Isometric exercises, or static conditioning, are strength-training exercises in which there is no visible change in muscle or joint movement. Instead of full range of motion movements, the muscles contractions are short movements using internal forces. Although the exercises are useful for strengthening muscles or for rehabilitation, the exercises can become boring because they are not be as heart pumping as aerobics or weight training. This results in frustration or cessation. There are a number of ways exercisers can avoid burnout when it comes to isometric exercises.
For me, the only way I really stick to a workout is to think of it as a project. I read everything I can about a workout before starting, as if I’m studying for a test. Read books about isometric workouts. The first book I ever read was by Joyce Vedral, a personal trainer who utilized isometric exercises as a major component of her workouts. Her books, as well as other books about this type of workout, can be checked out of the library or purchases at bookstores.
Fitness magazines and experts recommend variety. So, instead of depending solely on isometric workouts, add other enjoyable forms of exercise to your repertoire. Isometric exercises are especially good for individuals who enjoy biking and other outdoor activities.
Don’t do the workout on consecutive days. Many people, primarily when they start a new workout, do the same thing days in a row. Thus, the muscles don’t get a chance to rest; therefore, results will not be visible. Doing them two or three times a week is usually enough to get intended results.
Another way to eliminate boredom and frustration is by doing circuit training. Incorporate isometric exercises in one or two of the stations within the circuit, between the cardio and traditional weight training. This will shock the muscles, as well as serve as a bit of a rest between cardio exercises.
Instead of working all the muscles on the same day, break isometric workouts into categories. One day work the upper body, another day work the lower body, and the next day focus on the abdominals. This will give each section of the body needed rest and add variety to an otherwise boring workout.
As with any form of exercise, isometric exercises have beginning, intermediate, and advanced movements. Start slowly at your appropriate fitness level and move up from that point. This will not only ward off boredom but will alleviate frustration.
Many individuals work well with an exercise buddy, which often makes them stick to their workout for a long period of time. People who consider isometrics can talk to friends to see if they can get together and work out. Maybe different people can lead the workout on different days, or each person brings in a new exercise.
If an exercise partner is not available and money is not an issue, many local gyms provide personal training. A personal trainer is especially helpful for individuals learning how to correctly complete isometric training and how it works(see here). They can help you engage the right muscles and avoid injury. In time, increased comfort level will boost your confidence to do isometric exercises on your own.
If individuals prefer to workout alone, another way to spice up their isometrics routine is to purchase DVDs. Companies like Collage Video offer a variety of workouts, with different instructors. Purchasing DVDs with more than one workout or purchasing a number of programs adds variety to the workout. Customers can even see a sample of the workout video before buying it.

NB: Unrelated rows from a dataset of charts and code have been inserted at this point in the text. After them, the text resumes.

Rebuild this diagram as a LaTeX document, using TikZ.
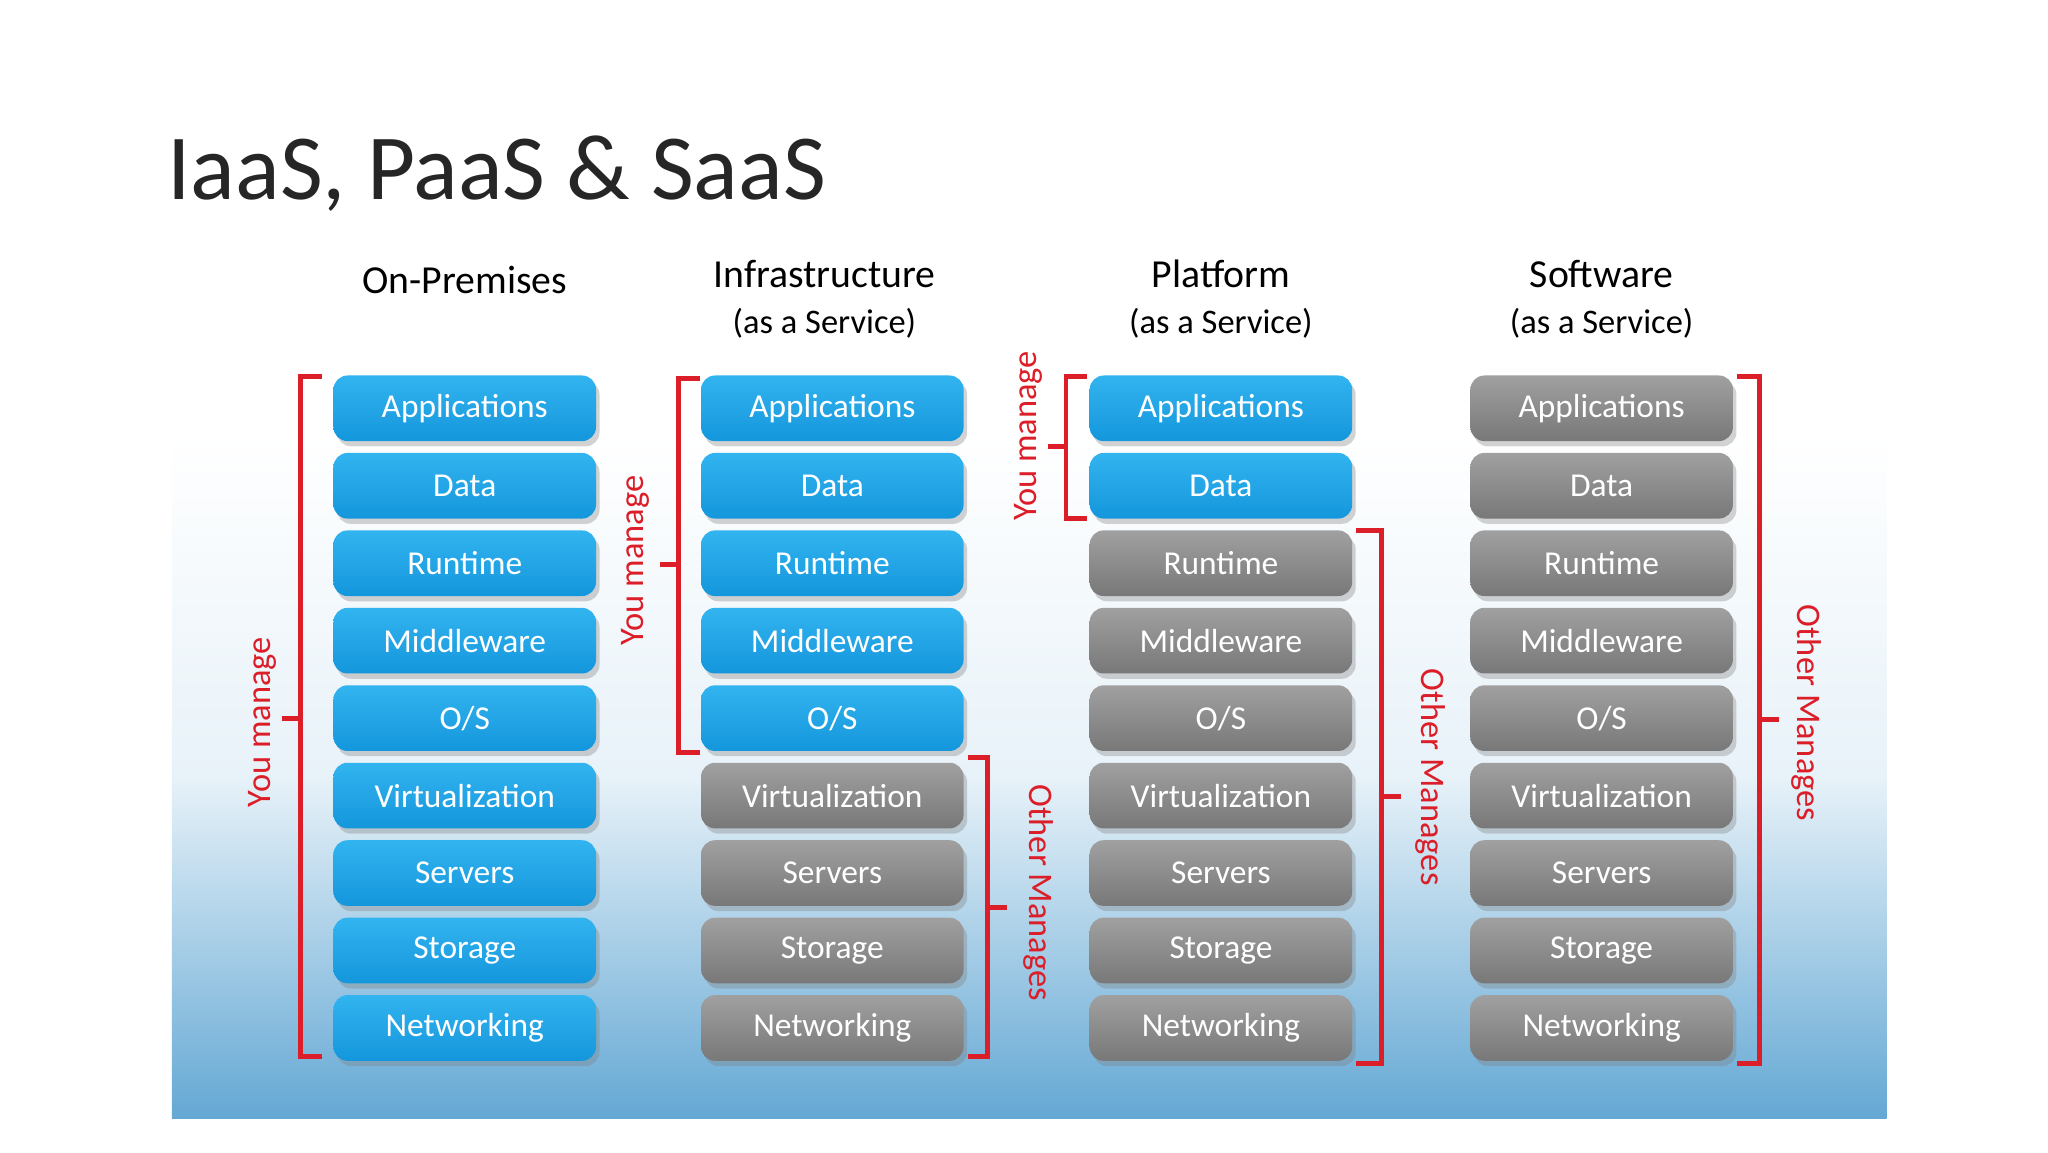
\documentclass[tikz,border=0pt]{standalone}
\usepackage{fontspec}
\setmainfont{Carlito}
\usetikzlibrary{shadows}
\definecolor{boxblue}{RGB}{20,150,220}
\definecolor{boxbluetop}{RGB}{50,180,240}
\definecolor{boxgray}{RGB}{120,120,120}
\definecolor{boxgraytop}{RGB}{160,160,160}
\definecolor{bgblue}{RGB}{100,168,212}
\definecolor{brred}{RGB}{220,30,40}
\begin{document}
\begin{tikzpicture}[x=0.013128cm,y=-0.013128cm,
  layer/.style={rounded corners=4pt,minimum width=200*0.013128cm,minimum height=50*0.013128cm,
    text=white,font=\fontsize{9.5}{11}\selectfont,drop shadow={opacity=0.35,shadow xshift=1pt,shadow yshift=-1.5pt}},
  blue layer/.style={layer,top color=boxbluetop,bottom color=boxblue},
  gray layer/.style={layer,top color=boxgraytop,bottom color=boxgray},
  bracket/.style={draw=brred,line width=1.4pt},
  blab/.style={text=brred,font=\fontsize{9.8}{11}\selectfont},
  head/.style={font=\fontsize{11.3}{12}\selectfont,align=center}]
\useasboundingbox (0,0) rectangle (1560,877.5);
\node[anchor=base west,font=\fontsize{26.5}{30}\selectfont,text=black!85] (title) at (118,152) {IaaS, PaaS \& SaaS};
\shade[top color=white,bottom color=bgblue,middle color=white!75!bgblue!60] (131,330) rectangle (1437,852);
\node[head] (h1) at (354,213) {On-Premises};
\node[head] (h2) at (628,228) {Infrastructure\\[1pt]{\fontsize{9.8}{11}\selectfont(as a Service)}};
\node[head] (h3) at (930,228) {Platform\\[1pt]{\fontsize{9.8}{11}\selectfont(as a Service)}};
\node[head] (h4) at (1220,228) {Software\\[1pt]{\fontsize{9.8}{11}\selectfont(as a Service)}};
\foreach \c/\x/\g in {1/354/10,2/634/6,3/930/3,4/1220/1}{
  \foreach \t [count=\i] in {Applications,Data,Runtime,Middleware,O/S,Virtualization,Servers,Storage,Networking}{
    \pgfmathsetmacro\yy{311+59*(\i-1)}
    \ifnum\i<\g
      \node[blue layer] (c\c r\i) at (\x,\yy) {\t};
    \else
      \node[gray layer] (c\c r\i) at (\x,\yy) {\t};
    \fi
  }
}
% brackets
\draw[bracket] (245,287) -- (229,287) -- (229,805) -- (245,805) (229,547) -- (215,547);
\node[blab,rotate=90] (l1) at (200,550) {You manage};
\draw[bracket] (533,288) -- (517,288) -- (517,573) -- (533,573) (517,430) -- (503,430);
\node[blab,rotate=90] (l2) at (484,427) {You manage};
\draw[bracket] (737,577) -- (752,577) -- (752,805) -- (737,805) (752,691) -- (767,691);
\node[blab,rotate=-90] (l3) at (791,680) {Other Manages};
\draw[bracket] (828,287) -- (812,287) -- (812,395) -- (828,395) (812,340) -- (798,340);
\node[blab,rotate=90] (l4) at (783,332) {You manage};
\draw[bracket] (1033,404) -- (1052,404) -- (1052,810) -- (1033,810) (1052,607) -- (1067,607);
\node[blab,rotate=-90] (l5) at (1090,592) {Other Manages};
\draw[bracket] (1323,287) -- (1340,287) -- (1340,810) -- (1323,810) (1340,548) -- (1355,548);
\node[blab,rotate=-90] (l6) at (1376,543) {Other Manages};
\end{tikzpicture}
\end{document}
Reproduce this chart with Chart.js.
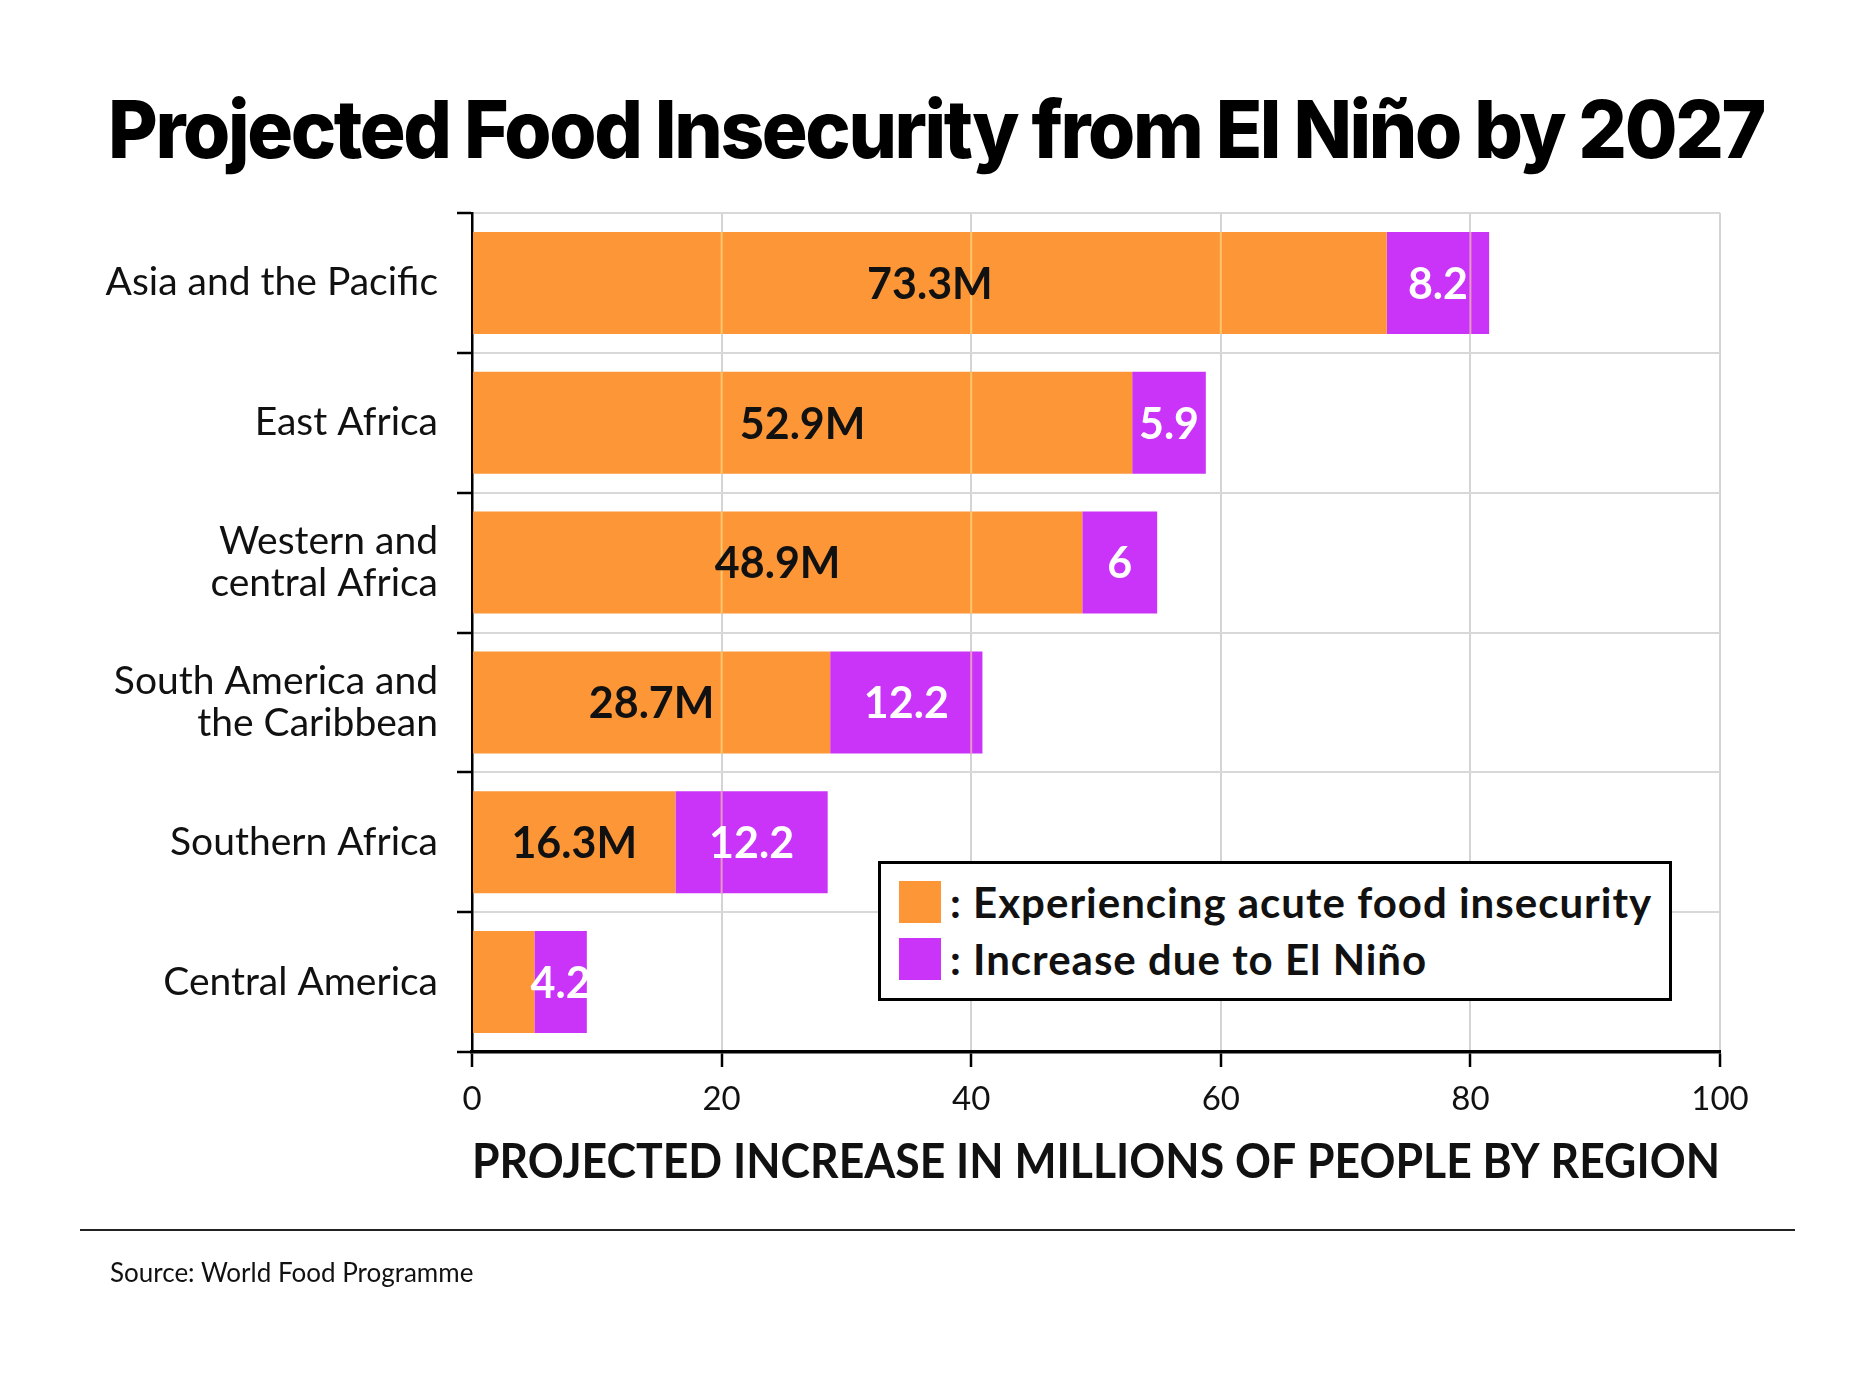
<!DOCTYPE html>
<html>
<head>
<meta charset="utf-8">
<script src="https://cdn.jsdelivr.net/npm/chart.js@4.4.1/dist/chart.umd.min.js"></script>
<style>
  html, body { margin: 0; padding: 0; background: #fff; }
  body { width: 1875px; height: 1395px; position: relative; overflow: hidden; font-family: Lato, "Noto Sans", sans-serif; color: #111; }
  #title {
    position: absolute; left: 108px; top: 89px; margin: 0;
    font-family: Inter, "Noto Sans", sans-serif; font-weight: 800; font-size: 80px;
    line-height: 1; letter-spacing: -2.5px; white-space: nowrap; color: #000;
    transform-origin: 0 0;
  }
  #chartBox { position: absolute; left: 0; top: 0; width: 1875px; height: 1395px; }
  #legend {
    position: absolute; left: 878px; top: 861px; width: 788px; height: 134px;
    border: 3px solid #000; background: #fff; box-sizing: content-box;
  }
  .lg-row { position: absolute; left: 18px; height: 42px; display: flex; align-items: center; white-space: nowrap; }
  .lg-sw { width: 42px; height: 42px; margin-right: 9px; }
  .lg-tx { font-size: 42px; font-weight: 700; letter-spacing: 1px; color: #111; }
  #rule { position: absolute; left: 80px; top: 1229px; width: 1715px; height: 2px; background: #222; }
  #source { position: absolute; left: 110px; top: 1259px; font-size: 26px; line-height: 1; color: #111; }
</style>
</head>
<body>
<div id="title">Projected Food Insecurity from El Niño by 2027</div>
<div id="chartBox"><canvas id="chart" width="1875" height="1395"></canvas></div>
<div id="legend"></div>
<div id="rule"></div>
<div id="source">Source: World Food Programme</div>

<script>
// ===== DATA =====
const regions = [
  "Asia and the Pacific",
  "East Africa",
  ["Western and", "central Africa"],
  ["South America and", "the Caribbean"],
  "Southern Africa",
  "Central America"
];
const acuteValues  = [73.3, 52.9, 48.9, 28.7, 16.3, 5.0];
const acuteLabels  = ["73.3M", "52.9M", "48.9M", "28.7M", "16.3M", ""];
const elNinoValues = [8.2, 5.9, 6, 12.2, 12.2, 4.2];
const elNinoLabels = ["8.2", "5.9", "6", "12.2", "12.2", "4.2"];
const seriesNames  = [": Experiencing acute food insecurity", ": Increase due to El Niño"];
const xTicks       = [0, 20, 40, 60, 80, 100];
const axisTitle    = "PROJECTED INCREASE IN MILLIONS OF PEOPLE BY REGION";

const ORANGE = "#FC9637";
const PURPLE = "#C934F8";

// ===== PLUGINS =====
// faint grid lines that show through the bars
const gridOverBars = {
  id: "gridOverBars",
  afterDatasetsDraw(chart) {
    const ctx = chart.ctx;
    const xs = chart.scales.x;
    ctx.save();
    ctx.beginPath();
    chart.data.datasets.forEach((ds, di) => {
      chart.getDatasetMeta(di).data.forEach(bar => {
        const p = bar.getProps(["x", "y", "base", "height"], true);
        ctx.rect(Math.min(p.x, p.base), p.y - p.height / 2, Math.abs(p.x - p.base), p.height);
      });
    });
    ctx.clip();
    ctx.strokeStyle = "rgba(255, 236, 150, 0.55)";
    ctx.lineWidth = 2;
    xTicks.forEach(v => {
      const px = xs.getPixelForValue(v);
      ctx.beginPath();
      ctx.moveTo(px, chart.chartArea.top);
      ctx.lineTo(px, chart.chartArea.bottom);
      ctx.stroke();
    });
    ctx.restore();
  }
};

// value text centred in each bar segment
const barLabels = {
  id: "barLabels",
  afterDatasetsDraw(chart) {
    const ctx = chart.ctx;
    ctx.save();
    ctx.textAlign = "center";
    ctx.textBaseline = "middle";
    chart.data.datasets.forEach((ds, di) => {
      ctx.font = "bold 43px Lato, 'Noto Sans', sans-serif";
      ctx.fillStyle = ds.labelColor;
      chart.getDatasetMeta(di).data.forEach((bar, i) => {
        const txt = ds.valueLabels[i];
        if (!txt) return;
        const p = bar.getProps(["x", "y", "base"], true);
        ctx.fillText(txt, (p.x + p.base) / 2, p.y + 2);
      });
    });
    ctx.restore();
  }
};

// ===== CHART =====
const chart = new Chart(document.getElementById("chart"), {
  type: "bar",
  data: {
    labels: regions,
    datasets: [
      {
        label: seriesNames[0],
        data: acuteValues,
        backgroundColor: ORANGE,
        valueLabels: acuteLabels,
        labelColor: "#111"
      },
      {
        label: seriesNames[1],
        data: elNinoValues,
        backgroundColor: PURPLE,
        valueLabels: elNinoLabels,
        labelColor: "#fff"
      }
    ]
  },
  options: {
    indexAxis: "y",
    responsive: false,
    animation: false,
    devicePixelRatio: 1,
    barPercentage: 0.73,
    categoryPercentage: 1,
    layout: { padding: { left: 0, right: 155, top: 213, bottom: 203 } },
    plugins: {
      legend: { display: false },
      tooltip: { enabled: false }
    },
    scales: {
      x: {
        stacked: true,
        min: 0,
        max: 100,
        afterBuildTicks: s => { s.ticks = xTicks.map(v => ({ value: v })); },
        afterFit: s => { s.height = 140; },
        ticks: {
          color: "#111",
          padding: 13,
          font: { family: "Lato", size: 33 }
        },
        grid: {
          color: "#d4d4d4",
          lineWidth: 2,
          tickLength: 15,
          tickColor: "#000",
          tickWidth: 2.5
        },
        border: { color: "#000", width: 3.5 },
        title: {
          display: true,
          text: axisTitle,
          color: "#111",
          font: { family: "Lato", size: 47.5, weight: "bold" },
          padding: { top: 0, bottom: 1 }
        }
      },
      y: {
        stacked: true,
        afterFit: s => { s.width = 472; },
        ticks: {
          color: "#111",
          padding: 19,
          font: { family: "Lato", size: 39, lineHeight: 1.08 }
        },
        grid: {
          offset: true,
          color: "#d8d8d8",
          lineWidth: 2,
          tickLength: 15,
          tickColor: "#000",
          tickWidth: 2.5
        },
        border: { color: "#000", width: 2.5 }
      }
    }
  },
  plugins: [gridOverBars, barLabels]
});

// ===== LEGEND =====
const legendEl = document.getElementById("legend");
chart.data.datasets.forEach((ds, i) => {
  const row = document.createElement("div");
  row.className = "lg-row";
  row.style.top = (17 + i * 57) + "px";
  row.innerHTML = `<div class="lg-sw" style="background:${ds.backgroundColor}"></div><span class="lg-tx">${ds.label}</span>`;
  legendEl.appendChild(row);
});

// ===== TITLE WIDTH =====
function fitTitle() {
  const t = document.getElementById("title");
  t.style.transform = "none";
  const w = t.getBoundingClientRect().width;
  t.style.transform = `scaleX(${1656 / w})`;
}
fitTitle();
if (document.fonts && document.fonts.ready) document.fonts.ready.then(fitTitle);
</script>
</body>
</html>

A final way to avoid burnout with isometric exercises is to include equipment. Isometrics has changed a lot over the years; individuals no longer have the option of just standing or sitting. Exercise balls, resistance cords and even machines are available to add variety to these workouts. Machines are usually expensive, but balls and resistance cords can be purchased at Target and other stores for less than $30.00. They also work the muscles differently from such old-fashioned exercises.
So, if you’ve thought about incorporating isometric training in your workout routine because of their benefit to the body, try the above-mentioned suggestions. In this way, you will add variety to a form of workout that could become boring if done on a regular basis.